[dns-operations] dnsflow again (Re: DNS Traffic Archive Protocol )

Tue Dec 7 20:36:18 UTC 2010

On 12/07/2010 08:51 PM, Robert Edmonds wrote:
> Bedrich Kosata wrote:
>> On 12/07/2010 03:29 AM, Robert Edmonds wrote:
>>> dnsqr, as constituted in its current version, basically provides a
>>> stream of mostly immutable tuples.  (i say mostly because there's no
>>> good way to modify an NMSG message from the command line without writing
>>> a libnmsg program.)  there are more than just these fields in the real
>>> implementation, but for a simple example:
>>>
>>>      (type, query_ip, response_ip, proto, query_port, response_port, id,
>>>          qname, qtype, qclass, rcode, query_packet, response_packet)
>>>
>>> instead of developing a new message schema for "dnsflow", and a tool to
>>> map from the lossless "dnsqr" to the lossy "dnsflow" format, i believe
>>> we could simply delete fields from the dnsqr tuple.  e.g., supposing we
>>> don't care about the port numbers, the id, or the raw packets, we invoke
>>> a not-yet-written tool to delete those fields (this tool could also
>>> generate this particular subset of dnsqr from a live network source by
>>> simply performing the deletions prior to generating output):
>>>
>>>      # dnstool -r dnsqr_original.nmsg -w dnsflow.nmsg \
>>>          -x id -x query_port -x response_port -x query_packet -x response_packet
>>>
>>> (this could obviously be simplified to a --iwantthiscombo command line
>>> flag but i wanted to show the full generality of the approach.)
>>>
>>> you would then have a bunch of messages with the smaller tuples:
>>>
>>>      (type, query_ip, response_ip, proto, qname, qtype, qclass, rcode)
>>>
>>
>> What about other data that are now apparently either not present or
>> present only in the raw packets, such as the time it took the server
>> to respond to a query, request of DNSSEC, request of recursion,
>> etc.?
>
> we would add new fields to the ISC/dnsqr message schema as necessary.
> for instance, we could add an optional "delay" field that is populated
> with the difference between the response timestamp and the query
> timestamp when the raw query/response packets and their timestamps are
> removed from the message.
>
> (in fact the nmsg message module API would make it easy to have a
> "delay" field that is either calculated on-demand based on the
> query/response packet timestamps or stored directly in a protobuf field
> if the packets and their timestamps have been removed from the message.)
>
> similar we could have new optional "qflags" and "rflags" fields that can
> be populated with the query flags and the response flags.  and these
> don't necessarily have to be copied verbatim from the DNS message
> header, they could be synthesized from the message header flags and the
> extended EDNS flags, which would take care of recording both the DO and
> RD flags.  (similarly those fields can be synthesized on-demand if the
> original packets are present in the message.)
>

Are we the still talking about the original dnsqr schema or is this 
something new, similar to what Paul proposed?

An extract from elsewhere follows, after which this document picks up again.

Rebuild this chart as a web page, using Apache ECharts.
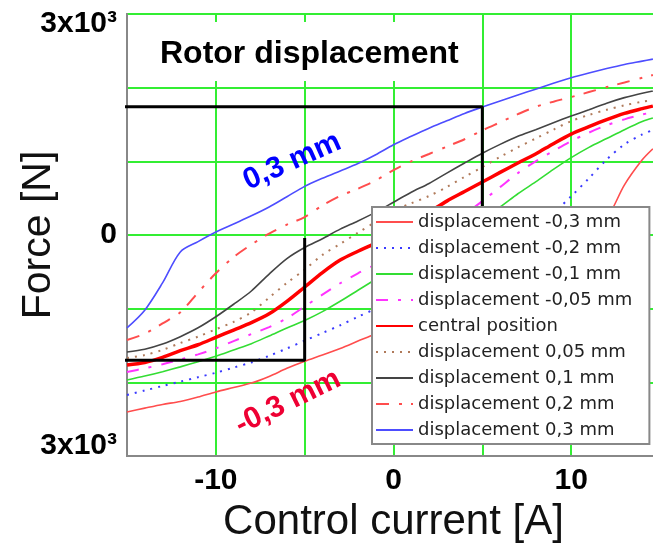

To me it seems that with 
so many adjustments, you have just laid out plans for a completely new 
schema.
BTW, I did some preliminary tests and I think that a nmsg schema which 
would resemble completely or almost completely parsed DNS response (with 
most parts optional) could be a good way to proceed. It would allow 
different parts of the data to be omitted, which seems crucial for such 
a format, but could also accommodate all the data and in all cases allow 
for faster parsing - due to elimination of different network layers, 
fragmentation, ip versions, etc.
I tried converting data from my experimental format into a protobuf 
based format. The result was almost twice the size, but it compressed to 
almost the same size when advanced compression (xz) was used. Therefore 
it seems to me that nmsg is really the way forward because tools are 
already available to work with it.

>> Also, unlike for recursive servers, for authoritative servers,
>> identical queries from one client get repeated only once per TTL of
>> the corresponding RR, so the period for aggregation would have to be
>> relatively large (at least when the aggregation is performed on the
>> whole tuples as you described),
>
> it is not quite the same thing, but i have done something similar with
> the .com ZFA TLD dumps.  basically the NS and A/AAAA RRsets in the .com
> zone are repeated once a day and aggregated together.  i have no
> problems aggregating entire months of NMSG-formatted sorted .com data
> together.  (the only issue is sorting the .com data which in my naïve
> implementation loads the data for an entire zone version into memory.)
> there aren't any network-level fields (query IPs, query ports, etc.) in
> this application but the situation is roughly analogous to a single IP
> asking for every record in the zone once a day :)
>
>> thus making the whole process of compression and eventual later
>> decompression more demanding.
>
> you mention "decompression" but this is a lossy compression scheme.  how
> do you decompress a tuple of elements into the original packet?  are you
> instead talking about synthesizing a DNS message that resembles the
> original message, e.g. for importing into tools that only process raw
> messages?
>

By decompression I just meant conversion from tuple domain (order) to 
time domain, so that application that require input it temporal order 
could use the output. I did not have any particular tool in mind.

Best regards

Beda